Le point de non-retour

Pendant près d’un siècle le peuple algérien subit mais ne se résigne pas. Longtemps il a espéré une intégration, ou du moins l’égalité. Les anciens combattants de la Grande guerre n’ont toujours pas les mêmes droits que leurs frères de tranchée de métropole ni la même reconnaissance. Quand il faut se battre pour délivrer la « mère-patrie » du joug nazi, ils sont encore là sur les côtes italiennes, au Monte Cassino et au delà de la frontière du Rhin.

Ceux qui en réchappent, encore tout auréolés de gloire, vont apprendre en rentrant au pays ce qui s’est passé à Sétif le jour de la victoire du 8 mai 1945. Les médailles se ternissent et les poings se serrent. Parmi ces soldats, il y a l’adjudant Ben Bella, le sergent Ouamrane, l’adjudant Boudiaf et bien d’autres qui, petit à petit, se font à l’idée que seule une lutte armée, émancipera le peuple algérien.

La colère couve

Depuis le massacre de Sétif, les choses semblaient rentrer dans l’ordre. La France se relève de la guerre. L’Algérie traditionnelle et rurale fournit des milliers de travailleurs pour l’industrie métropolitaine. Ce prolétariat de plus en plus important est organisé dans les syndicats mais surtout politisé autour de Messali Hadj, chef charismatique d’un mouvement ouvrier et indépendantiste depuis le milieu des années 1920.

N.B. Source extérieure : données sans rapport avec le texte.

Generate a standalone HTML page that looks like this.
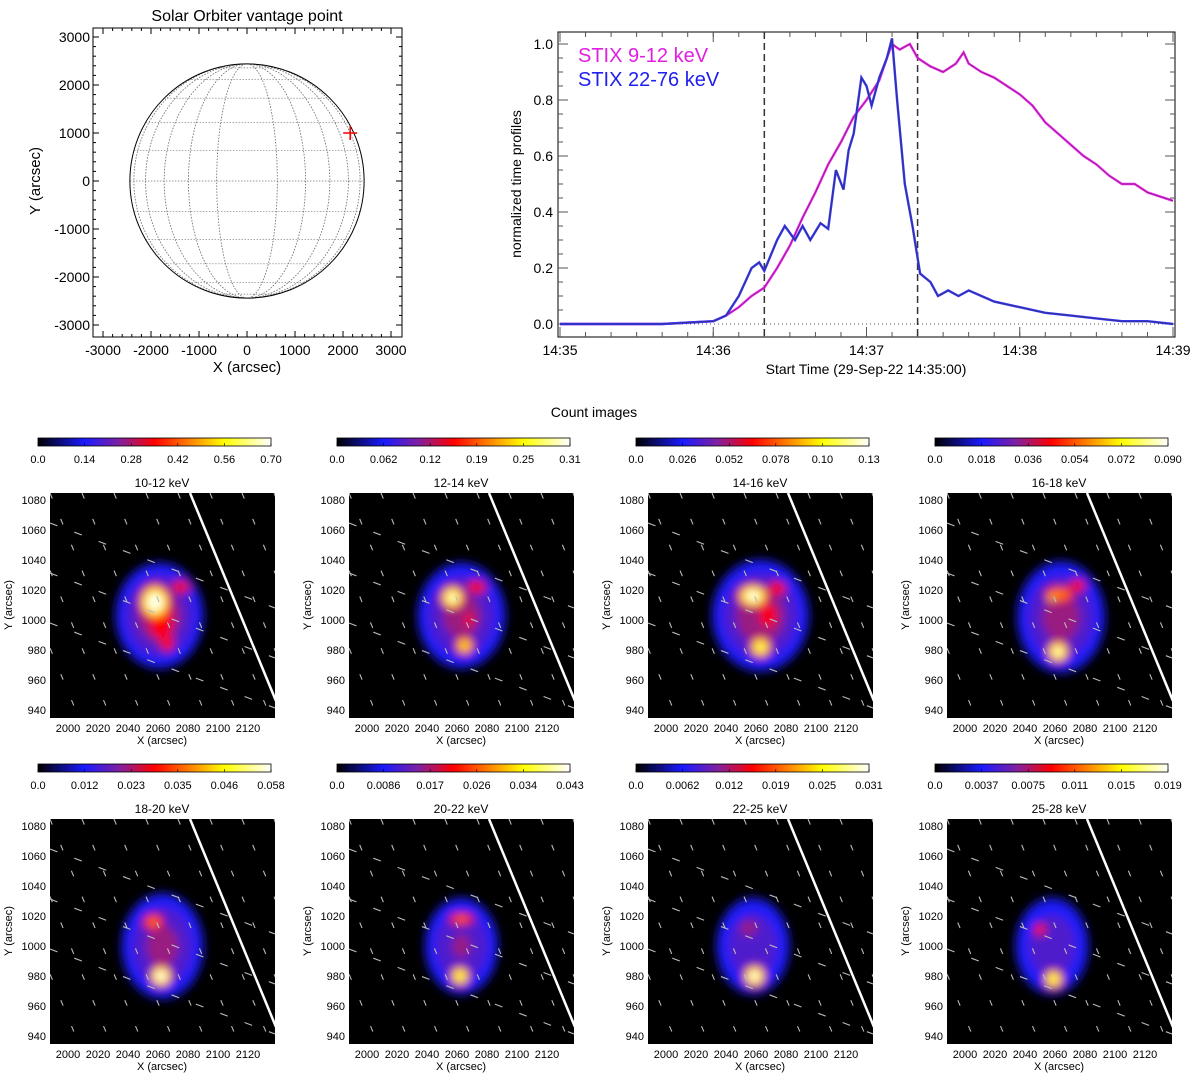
<!DOCTYPE html>
<html><head><meta charset="utf-8"><style>
html,body{margin:0;padding:0;background:#fff;}
svg{display:block;font-family:"Liberation Sans",sans-serif;}
</style></head><body>
<svg id="fig" width="1200" height="1083" viewBox="0 0 1200 1083" xmlns="http://www.w3.org/2000/svg">
<defs>
<linearGradient id="cmap" x1="0" x2="1" y1="0" y2="0">
<stop offset="0" stop-color="#000"/><stop offset="0.2" stop-color="#1a1aff"/><stop offset="0.35" stop-color="#8020a0"/><stop offset="0.5" stop-color="#ff0000"/><stop offset="0.65" stop-color="#ff8000"/><stop offset="0.8" stop-color="#ffff00"/><stop offset="1" stop-color="#fff"/>
</linearGradient>
<filter id="blur" x="-50%" y="-50%" width="200%" height="200%"><feGaussianBlur stdDeviation="4.5"/></filter>
</defs>
<g id="sun"></g>
<g id="lc"></g>
<text x="594" y="417" text-anchor="middle" font-size="14">Count images</text>
<g id="imgs"></g>
</svg>
<script>
// light curve data (seconds since 14:35:00)
const lowTimes = [0,20,40,60,65,70,75,80,85,90,95,100,105,110,115,120,125,128,130,133,137,140,145,150,155,158,160,165,170,175,180,185,190,195,200,205,210,215,220,225,230,240];
const lowVals  = [0,0,0,0.01,0.03,0.06,0.1,0.13,0.2,0.28,0.38,0.47,0.57,0.65,0.74,0.8,0.87,0.95,1.0,0.98,1.0,0.95,0.92,0.9,0.93,0.97,0.93,0.9,0.88,0.85,0.82,0.78,0.72,0.68,0.64,0.6,0.57,0.53,0.5,0.5,0.47,0.44];
const highTimes = [0,20,40,60,65,70,75,78,80,85,88,92,95,98,102,105,108,111,113,115,118,120,122,125,128,130,132,135,138,141,145,148,152,156,160,165,170,180,190,200,210,220,230,240];
const highVals  = [0,0,0,0.01,0.03,0.1,0.2,0.22,0.19,0.3,0.35,0.3,0.35,0.3,0.36,0.34,0.55,0.48,0.62,0.68,0.88,0.85,0.78,0.88,0.95,1.02,0.8,0.5,0.35,0.18,0.15,0.1,0.12,0.1,0.12,0.1,0.08,0.06,0.04,0.03,0.02,0.01,0.01,0.0];
const lcYTicks = [0,0.2,0.4,0.6,0.8,1.0];
const lcXTickLabels = ["14:35","14:36","14:37","14:38","14:39"];
const markerTimes = [80,140];
// sun panel
const sunTicks = [-3000,-2000,-1000,0,1000,2000,3000];
const sourcePos = [2150,1000];
// count images
const bandLabels = ["10-12 keV","12-14 keV","14-16 keV","16-18 keV","18-20 keV","20-22 keV","22-25 keV","25-28 keV"];
const cbarLabels = [
 ["0.0","0.14","0.28","0.42","0.56","0.70"],
 ["0.0","0.062","0.12","0.19","0.25","0.31"],
 ["0.0","0.026","0.052","0.078","0.10","0.13"],
 ["0.0","0.018","0.036","0.054","0.072","0.090"],
 ["0.0","0.012","0.023","0.035","0.046","0.058"],
 ["0.0","0.0086","0.017","0.026","0.034","0.043"],
 ["0.0","0.0062","0.012","0.019","0.025","0.031"],
 ["0.0","0.0037","0.0075","0.011","0.015","0.019"]];
// sources: [xArcsec, yArcsec, rxArcsec, ryArcsec, peak]
const sources = [
 [[2061,1003,30,36,0.36],[2062,1000,14,22,0.55],[2058,1012,13,15,1.0],[2075,1022,10,7,0.5],[2066,985,7,9,0.55]],
 [[2063,1003,30,36,0.34],[2068,1000,9,14,0.45],[2057,1015,10,10,0.95],[2065,983,8,8,0.8],[2073,1022,10,7,0.52]],
 [[2063,1003,33,38,0.36],[2068,1003,10,14,0.55],[2058,1016,13,10,0.97],[2063,982,9,9,0.9],[2074,1021,9,7,0.55]],
 [[2064,1002,30,38,0.34],[2063,1017,14,8,0.65],[2058,1015,5,4,0.78],[2062,979,9,9,0.95],[2075,1023,8,6,0.55]],
 [[2063,1000,28,36,0.33],[2057,1016,10,8,0.6],[2062,980,9,9,1.0]],
 [[2063,1000,25,33,0.31],[2063,1018,12,6,0.58],[2062,980,8,8,0.92]],
 [[2058,1000,25,33,0.29],[2055,1012,9,8,0.42],[2059,980,9,9,0.98]],
 [[2058,1000,25,33,0.28],[2050,1011,6,6,0.55],[2059,978,8,8,0.92]]];

const NS="http://www.w3.org/2000/svg";
function mk(tag,parent,attrs,txt){const e=document.createElementNS(NS,tag);for(const k in attrs)e.setAttribute(k,attrs[k]);if(txt!==undefined)e.textContent=txt;parent.appendChild(e);return e;}

// ---------- SUN PANEL ----------
(function(){
 const g=document.getElementById('sun');
 const cx=247,cy=181,s=0.048,R=2440;
 const sx=v=>cx+v*s, sy=v=>cy-v*s;
 const t=mk('text',g,{x:247,y:21,'text-anchor':'middle','font-size':16},'Solar Orbiter vantage point');
 
 const box=mk('rect',g,{x:93,y:28,width:309,height:309,fill:'none',stroke:'#000','stroke-width':1});
 
 const r=R*s;
 for(let lat=-75;lat<=75;lat+=15){const y=cy-r*Math.sin(lat*Math.PI/180),hw=r*Math.cos(lat*Math.PI/180);
  const l=mk('line',g,{x1:cx-hw,x2:cx+hw,y1:y,y2:y,stroke:'#777','stroke-width':0.7,'stroke-dasharray':'1.5 1.5'});
  }
 for(let lon=-75;lon<=75;lon+=15){const rx=Math.abs(r*Math.sin(lon*Math.PI/180));
  const e=mk('ellipse',g,{cx:cx,cy:cy,rx:rx,ry:r,fill:'none',stroke:'#777','stroke-width':0.7,'stroke-dasharray':'1.5 1.5'});
  }
 const c=mk('circle',g,{cx:cx,cy:cy,r:r,fill:'none',stroke:'#000','stroke-width':1});
 
 sunTicks.forEach(v=>{
  mk('line',g,{x1:sx(v),x2:sx(v),y1:337,y2:331,stroke:'#000'});mk('line',g,{x1:sx(v),x2:sx(v),y1:28,y2:34,stroke:'#000'});
  mk('line',g,{x1:93,x2:99,y1:sy(v),y2:sy(v),stroke:'#000'});mk('line',g,{x1:402,x2:396,y1:sy(v),y2:sy(v),stroke:'#000'});
  const a=mk('text',g,{x:sx(v),y:355,'text-anchor':'middle','font-size':14},String(v));
  const b=mk('text',g,{x:90,y:sy(v)+5,'text-anchor':'end','font-size':14},String(v));
 });
 for(let v=-3000;v<=3000;v+=200){mk('line',g,{x1:sx(v),x2:sx(v),y1:337,y2:334,stroke:'#000'});mk('line',g,{x1:93,x2:96,y1:sy(v),y2:sy(v),stroke:'#000'});mk('line',g,{x1:sx(v),x2:sx(v),y1:28,y2:31,stroke:'#000'});mk('line',g,{x1:402,x2:399,y1:sy(v),y2:sy(v),stroke:'#000'});}
 const xl=mk('text',g,{x:247,y:372,'text-anchor':'middle','font-size':15},'X (arcsec)');
 const yl=mk('text',g,{x:0,y:0,'text-anchor':'middle','font-size':15,transform:'translate(40,181) rotate(-90)'},'Y (arcsec)');
 const px=sx(sourcePos[0]),py=sy(sourcePos[1]);
 const m=mk('path',g,{d:`M${px-7},${py}H${px+7}M${px},${py-7}V${py+7}`,stroke:'#e00','stroke-width':1.5});
 
})();

// ---------- LIGHT CURVE ----------
(function(){
 const g=document.getElementById('lc');
 const X0=558,X1=1175,Y0=32,Y1=337;
 const xs=t=>560+t*(1173-560)/240, ys=v=>324-v*280;
 const f=mk('rect',g,{x:X0,y:Y0,width:X1-X0,height:Y1-Y0,fill:'none',stroke:'#000'});
 
 lcYTicks.forEach(v=>{mk('line',g,{x1:X0,x2:X0+10,y1:ys(v),y2:ys(v),stroke:'#555'});mk('line',g,{x1:X1,x2:X1-10,y1:ys(v),y2:ys(v),stroke:'#555'});
  const t=mk('text',g,{x:X0-5,y:ys(v)+5,'text-anchor':'end','font-size':14},v.toFixed(1));});
 for(let v=0;v<=1.05;v+=0.05){mk('line',g,{x1:X0,x2:X0+5,y1:ys(v),y2:ys(v),stroke:'#555'});mk('line',g,{x1:X1,x2:X1-5,y1:ys(v),y2:ys(v),stroke:'#555'});}
 lcXTickLabels.forEach((l,i)=>{const x=xs(i*60);mk('line',g,{x1:x,x2:x,y1:Y1,y2:Y1-10,stroke:'#555'});mk('line',g,{x1:x,x2:x,y1:Y0,y2:Y0+10,stroke:'#555'});
  const t=mk('text',g,{x:x,y:355,'text-anchor':'middle','font-size':14},l);});
 for(let s=0;s<=240;s+=10){const x=xs(s);mk('line',g,{x1:x,x2:x,y1:Y1,y2:Y1-5,stroke:'#555'});mk('line',g,{x1:x,x2:x,y1:Y0,y2:Y0+5,stroke:'#555'});}
 const z=mk('line',g,{x1:X0,x2:X1,y1:ys(0),y2:ys(0),stroke:'#555','stroke-dasharray':'1 3'});
 markerTimes.forEach(tm=>{const l=mk('line',g,{x1:xs(tm),x2:xs(tm),y1:Y0,y2:Y1,stroke:'#333','stroke-width':1.5,'stroke-dasharray':'7 4'});});
 function series(T,V,col,name){
  const pts=T.map((t,i)=>xs(t).toFixed(1)+','+ys(V[i]).toFixed(1)).join(' ');
  const a=mk('polyline',g,{points:pts,fill:'none',stroke:col,'stroke-width':2.4});
  const b=mk('polyline',g,{points:pts,fill:'none',stroke:'#333','stroke-width':0.5});
 }
 series(lowTimes,lowVals,'#ee22ee','series-9-12-kev');
 series(highTimes,highVals,'#3535f5','series-22-76-kev');
 const l1=mk('text',g,{x:578,y:62,'font-size':20,fill:'#e020e0'},'STIX 9-12 keV');
 const l2=mk('text',g,{x:578,y:86,'font-size':20,fill:'#2020f0'},'STIX 22-76 keV');
 const xt=mk('text',g,{x:866,y:374,'text-anchor':'middle','font-size':14},'Start Time (29-Sep-22 14:35:00)');
 const yt=mk('text',g,{x:0,y:0,'text-anchor':'middle','font-size':14,transform:'translate(521,184) rotate(-90)'},'normalized time profiles');
})();

// ---------- COUNT IMAGES ----------
(function(){
 const g=document.getElementById('imgs');
 const cols=[50,349,648,947], rows=[493,819];
 const stops=[[0,[0,0,0]],[0.2,[26,26,255]],[0.35,[128,32,160]],[0.5,[255,0,0]],[0.65,[255,128,0]],[0.8,[255,255,0]],[1,[255,255,255]]];
 function cmap(v){v=Math.max(0,Math.min(1,v));for(let i=1;i<stops.length;i++){if(v<=stops[i][0]){const a=stops[i-1],b=stops[i],f=(v-a[0])/(b[0]-a[0]);return 'rgb('+a[1].map((c,k)=>Math.round(c+(b[1][k]-c)*f)).join(',')+')';}}return '#fff';}
 const levels=[0.06,0.12,0.2,0.3,0.42,0.55,0.68,0.8,0.92];
 for(let p=0;p<8;p++){
  const x0=cols[p%4],y0=rows[Math.floor(p/4)];
  const px=v=>x0+(v-1988)*1.5, py=v=>y0+(1084.7-v)*1.5;
  const pg=mk('g',g,{});
  const cb=mk('rect',pg,{x:x0-12,y:y0-55,width:233,height:8,fill:'url(#cmap)',stroke:'#000','stroke-width':0.8});
  
  cbarLabels[p].forEach((l,i)=>{const x=x0-12+i*233/5;mk('line',pg,{x1:x,x2:x,y1:y0-47,y2:y0-50,stroke:'#000','stroke-width':0.6});
   const t=mk('text',pg,{x:x,y:y0-30,'text-anchor':'middle','font-size':11},l);});
  const tt=mk('text',pg,{x:x0+112,y:y0-6,'text-anchor':'middle','font-size':12},bandLabels[p]);
  const cid='clip'+p;const cp=mk('clipPath',pg,{id:cid});mk('rect',cp,{x:x0,y:y0,width:225,height:225});
  const bg=mk('rect',pg,{x:x0,y:y0,width:225,height:225,fill:'#000'});
  const ig=mk('g',pg,{'clip-path':'url(#'+cid+')'});
  const bl=mk('g',ig,{filter:'url(#blur)'});
  levels.forEach(l=>{
   sources[p].forEach((s,si)=>{
    if(l>=s[4])return;
    if(si>0&&l<0.2)return;
    const k=Math.pow(1-(l-0.06)/(s[4]-0.06),0.45);
    const e=mk('ellipse',bl,{cx:px(s[0]),cy:py(s[1]),rx:s[2]*1.5*k,ry:s[3]*1.5*k,fill:cmap(Math.min(1,l+0.08))});
    
   });
  });
  for(let i=-5;i<8;i++){const ox=x0+i*32;
   const d=mk('line',ig,{x1:ox,y1:y0,x2:ox+95,y2:y0+230,stroke:'#bbb','stroke-width':1.1,'stroke-dasharray':'6 22'});}
  for(let j=0;j<3;j++){const d=mk('line',ig,{x1:x0,y1:y0+30+j*50,x2:x0+225,y2:y0+115+j*50,stroke:'#bbb','stroke-width':1.1,'stroke-dasharray':'8 18'});}
  const limb=mk('line',ig,{x1:x0+140,y1:y0,x2:x0+226,y2:y0+208,stroke:'#fff','stroke-width':2.5});
  [1080,1060,1040,1020,1000,980,960,940].forEach(v=>{const t=mk('text',pg,{x:x0-4,y:py(v)+4,'text-anchor':'end','font-size':11},String(v));});
  [2000,2020,2040,2060,2080,2100,2120].forEach(v=>{const t=mk('text',pg,{x:px(v),y:y0+239,'text-anchor':'middle','font-size':11},String(v));});
  const xl=mk('text',pg,{x:x0+112,y:y0+251,'text-anchor':'middle','font-size':11},'X (arcsec)');
  const yl=mk('text',pg,{x:0,y:0,'text-anchor':'middle','font-size':11,transform:`translate(${x0-38},${y0+112}) rotate(-90)`},'Y (arcsec)');
 }
})();
</script>
</body></html>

À l’aube de l’insurrection, le vieux dirigeant va laisser passer sa chance historique. Il ne prendra pas au sérieux les informations concernant la date et la mesure du projet. Il est vrai qu’ils ne sont, fin juillet 1954, que 22 jeunes activistes regroupés au sein du Comité révolutionnaire d’unité et d’action (CRUA) à prendre la décision de déclencher une action nationale pour le courant de l’automne et à proclamer le Front de libération nationale.

L’étincelle

Après avoir été repoussée une fois, la date du déclenchement est décidée pour le jour de la Toussaint. À minuit dans cinq zones de l’Algérie, des fermes sont incendiées, des casernes attaquées, des colons tués. Des attentats visent des centres énergétiques et industriels. L’ensemble de la communauté des Français d’Algérie est frappé de stupeur par la multiplication coordonnée des attaques. Le gouvernement, l’armée, les colons, les fonctionnaires, le petit peuple, tout ce système colonial ne peut imaginer que la deuxième guerre d’Algérie vient de commencer. Elle durera huit ans au cours desquelles la France écrira ses pages d’histoire parmi les plus sombres.

Les communistes libertaires

La Fédération communiste libertaire (FCL) créée en 1953 va soutenir activement les luttes anti-colonialistes au côté des indépendantistes de tout l’empire. Chaque numéro du Libertaire foisonne d’articles dénonçant les méfaits de la France en Indochine et appelle au sabotage et à la désertion. Les lecteurs sont régulièrement informés de l’évolution de la situation au Maroc et en Tunisie.

Depuis 1951 le Mouvement libertaire nord-africain (MLNA) tente d’organiser les travailleurs sur place et est une source d’information importante permettant plus tard à la FCL d’être parmi les tous premiers à dénoncer la torture.

Tout naturellement lorsque les militants de la FCL apprennent le déclenchement de l’insurrection, ils se mobilisent immédiatement. Les saisies, amendes, procès vont bientôt faire partie du quotidien. Un de ses militants, Pierre Morain, sera le premier prisonnier politique français de la guerre d’Algérie.